● Written request: Omit all pictures. Copy the rest of the material exactly.

● Recorded information:

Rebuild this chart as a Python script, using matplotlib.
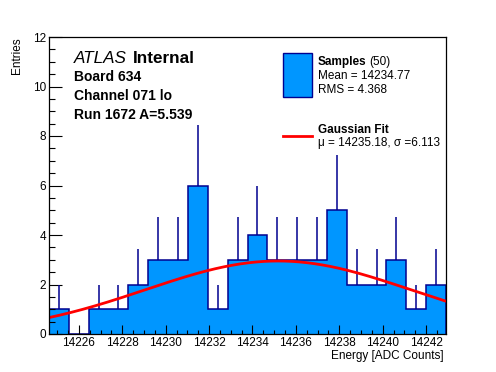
import numpy as np
import matplotlib.pyplot as plt
from matplotlib.ticker import MultipleLocator

plt.rcParams['font.family'] = ['Liberation Sans', 'DejaVu Sans']

# histogram data
x_lo, x_hi = 14224.62, 14242.92
counts = [1, 0, 1, 1, 2, 3, 3, 6, 1, 3, 4, 3, 3, 3, 5, 2, 2, 3, 1, 2]
n_samples = 50
mean, rms = 14234.77, 4.368

# gaussian fit parameters
fit_mu, fit_sigma, fit_amp = 14235.18, 6.113, 2.95

fill_col = '#0096ff'
line_col = '#000090'

fig = plt.figure(figsize=(4.96, 3.72), dpi=100)
W, H = 496, 372
ax = fig.add_axes([49 / W, 1 - 334 / H, (446 - 49) / W, (334 - 37) / H])

counts = np.array(counts, dtype=float)
edges = np.linspace(x_lo, x_hi, len(counts) + 1)
centers = 0.5 * (edges[:-1] + edges[1:])

ax.stairs(counts, edges, fill=True, color=fill_col, lw=0)
ax.stairs(counts, edges, color=line_col, lw=1.1)
nz = counts > 0
ax.vlines(centers[nz], counts[nz], counts[nz] + np.sqrt(counts[nz]), color=line_col, lw=1.1)

# fit curve
xf = np.linspace(x_lo, x_hi, 400)
yf = fit_amp * np.exp(-0.5 * ((xf - fit_mu) / fit_sigma) ** 2)
ax.plot(xf, yf, color='red', lw=2)

ax.set_xlim(x_lo, x_hi)
ax.set_ylim(0, 12)
ax.xaxis.set_major_locator(MultipleLocator(2))
ax.xaxis.set_minor_locator(MultipleLocator(0.5))
ax.yaxis.set_major_locator(MultipleLocator(2))
ax.yaxis.set_minor_locator(MultipleLocator(0.5))
ax.ticklabel_format(useOffset=False, style='plain')
ax.tick_params(which='both', direction='in', top=False, right=False, width=0.8, labelsize=8.5)
ax.tick_params(axis='x', which='major', length=6.5, pad=2)
ax.tick_params(axis='x', which='minor', length=3.2)
ax.tick_params(axis='y', which='major', length=9.4, pad=2)
ax.tick_params(axis='y', which='minor', length=4.5)
for s in ax.spines.values():
    s.set_linewidth(0.9)

fig.text(17 / W, 1 - 37 / H, 'Entries', rotation=90, ha='center', va='top', fontsize=8.5)
fig.text(444 / W, 1 - 356 / H, 'Energy [ADC Counts]', ha='right', va='center', fontsize=8.5)

# ATLAS label block
fig.text(74 / W, 1 - 63 / H, 'ATLAS', style='italic', fontsize=12.3, va='baseline')
fig.text(133 / W, 1 - 63 / H, 'Internal', weight='bold', fontsize=12.3, va='baseline')
info = ['Board 634', 'Channel 071 lo', 'Run 1672 A=5.539']
for i, t in enumerate(info):
    fig.text(74 / W, 1 - (81 + 19 * i) / H, t, weight='bold', fontsize=10, va='baseline')

# legend
box = plt.Rectangle((283 / W, 1 - 97 / H), 29 / W, 44 / H, transform=fig.transFigure,
                    facecolor=fill_col, edgecolor=line_col, lw=1)
fig.add_artist(box)
t = fig.text(318 / W, 1 - 65 / H, 'Samples', weight='bold', fontsize=8.5, va='baseline')
fig.canvas.draw()
bb = t.get_window_extent()
fig.text(bb.x1 / W + 3 / W, 1 - 65 / H, '(%d)' % n_samples, fontsize=8.5, va='baseline')
fig.text(318 / W, 1 - 79 / H, 'Mean = %.2f' % mean, fontsize=8.5, va='baseline')
fig.text(318 / W, 1 - 93 / H, 'RMS = %.3f' % rms, fontsize=8.5, va='baseline')

fig.add_artist(plt.Line2D([283 / W, 312 / W], [1 - 136 / H, 1 - 136 / H], color='red', lw=2,
                          transform=fig.transFigure))
fig.text(318 / W, 1 - 133 / H, 'Gaussian Fit', weight='bold', fontsize=8.5, va='baseline')
fig.text(318 / W, 1 - 146 / H, 'μ = %.2f, σ =%.3f' % (fit_mu, fit_sigma), fontsize=8.5, va='baseline')

fig.savefig('out.png', dpi=100)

● Full response:
Rebuild this chart as a Python script, using matplotlib.
import numpy as np
import matplotlib.pyplot as plt
from matplotlib.ticker import MultipleLocator

plt.rcParams['font.family'] = ['Liberation Sans', 'DejaVu Sans']

# histogram data
x_lo, x_hi = 14224.62, 14242.92
counts = [1, 0, 1, 1, 2, 3, 3, 6, 1, 3, 4, 3, 3, 3, 5, 2, 2, 3, 1, 2]
n_samples = 50
mean, rms = 14234.77, 4.368

# gaussian fit parameters
fit_mu, fit_sigma, fit_amp = 14235.18, 6.113, 2.95

fill_col = '#0096ff'
line_col = '#000090'

fig = plt.figure(figsize=(4.96, 3.72), dpi=100)
W, H = 496, 372
ax = fig.add_axes([49 / W, 1 - 334 / H, (446 - 49) / W, (334 - 37) / H])

counts = np.array(counts, dtype=float)
edges = np.linspace(x_lo, x_hi, len(counts) + 1)
centers = 0.5 * (edges[:-1] + edges[1:])

ax.stairs(counts, edges, fill=True, color=fill_col, lw=0)
ax.stairs(counts, edges, color=line_col, lw=1.1)
nz = counts > 0
ax.vlines(centers[nz], counts[nz], counts[nz] + np.sqrt(counts[nz]), color=line_col, lw=1.1)

# fit curve
xf = np.linspace(x_lo, x_hi, 400)
yf = fit_amp * np.exp(-0.5 * ((xf - fit_mu) / fit_sigma) ** 2)
ax.plot(xf, yf, color='red', lw=2)

ax.set_xlim(x_lo, x_hi)
ax.set_ylim(0, 12)
ax.xaxis.set_major_locator(MultipleLocator(2))
ax.xaxis.set_minor_locator(MultipleLocator(0.5))
ax.yaxis.set_major_locator(MultipleLocator(2))
ax.yaxis.set_minor_locator(MultipleLocator(0.5))
ax.ticklabel_format(useOffset=False, style='plain')
ax.tick_params(which='both', direction='in', top=False, right=False, width=0.8, labelsize=8.5)
ax.tick_params(axis='x', which='major', length=6.5, pad=2)
ax.tick_params(axis='x', which='minor', length=3.2)
ax.tick_params(axis='y', which='major', length=9.4, pad=2)
ax.tick_params(axis='y', which='minor', length=4.5)
for s in ax.spines.values():
    s.set_linewidth(0.9)

fig.text(17 / W, 1 - 37 / H, 'Entries', rotation=90, ha='center', va='top', fontsize=8.5)
fig.text(444 / W, 1 - 356 / H, 'Energy [ADC Counts]', ha='right', va='center', fontsize=8.5)

# ATLAS label block
fig.text(74 / W, 1 - 63 / H, 'ATLAS', style='italic', fontsize=12.3, va='baseline')
fig.text(133 / W, 1 - 63 / H, 'Internal', weight='bold', fontsize=12.3, va='baseline')
info = ['Board 634', 'Channel 071 lo', 'Run 1672 A=5.539']
for i, t in enumerate(info):
    fig.text(74 / W, 1 - (81 + 19 * i) / H, t, weight='bold', fontsize=10, va='baseline')

# legend
box = plt.Rectangle((283 / W, 1 - 97 / H), 29 / W, 44 / H, transform=fig.transFigure,
                    facecolor=fill_col, edgecolor=line_col, lw=1)
fig.add_artist(box)
t = fig.text(318 / W, 1 - 65 / H, 'Samples', weight='bold', fontsize=8.5, va='baseline')
fig.canvas.draw()
bb = t.get_window_extent()
fig.text(bb.x1 / W + 3 / W, 1 - 65 / H, '(%d)' % n_samples, fontsize=8.5, va='baseline')
fig.text(318 / W, 1 - 79 / H, 'Mean = %.2f' % mean, fontsize=8.5, va='baseline')
fig.text(318 / W, 1 - 93 / H, 'RMS = %.3f' % rms, fontsize=8.5, va='baseline')

fig.add_artist(plt.Line2D([283 / W, 312 / W], [1 - 136 / H, 1 - 136 / H], color='red', lw=2,
                          transform=fig.transFigure))
fig.text(318 / W, 1 - 133 / H, 'Gaussian Fit', weight='bold', fontsize=8.5, va='baseline')
fig.text(318 / W, 1 - 146 / H, 'μ = %.2f, σ =%.3f' % (fit_mu, fit_sigma), fontsize=8.5, va='baseline')

fig.savefig('out.png', dpi=100)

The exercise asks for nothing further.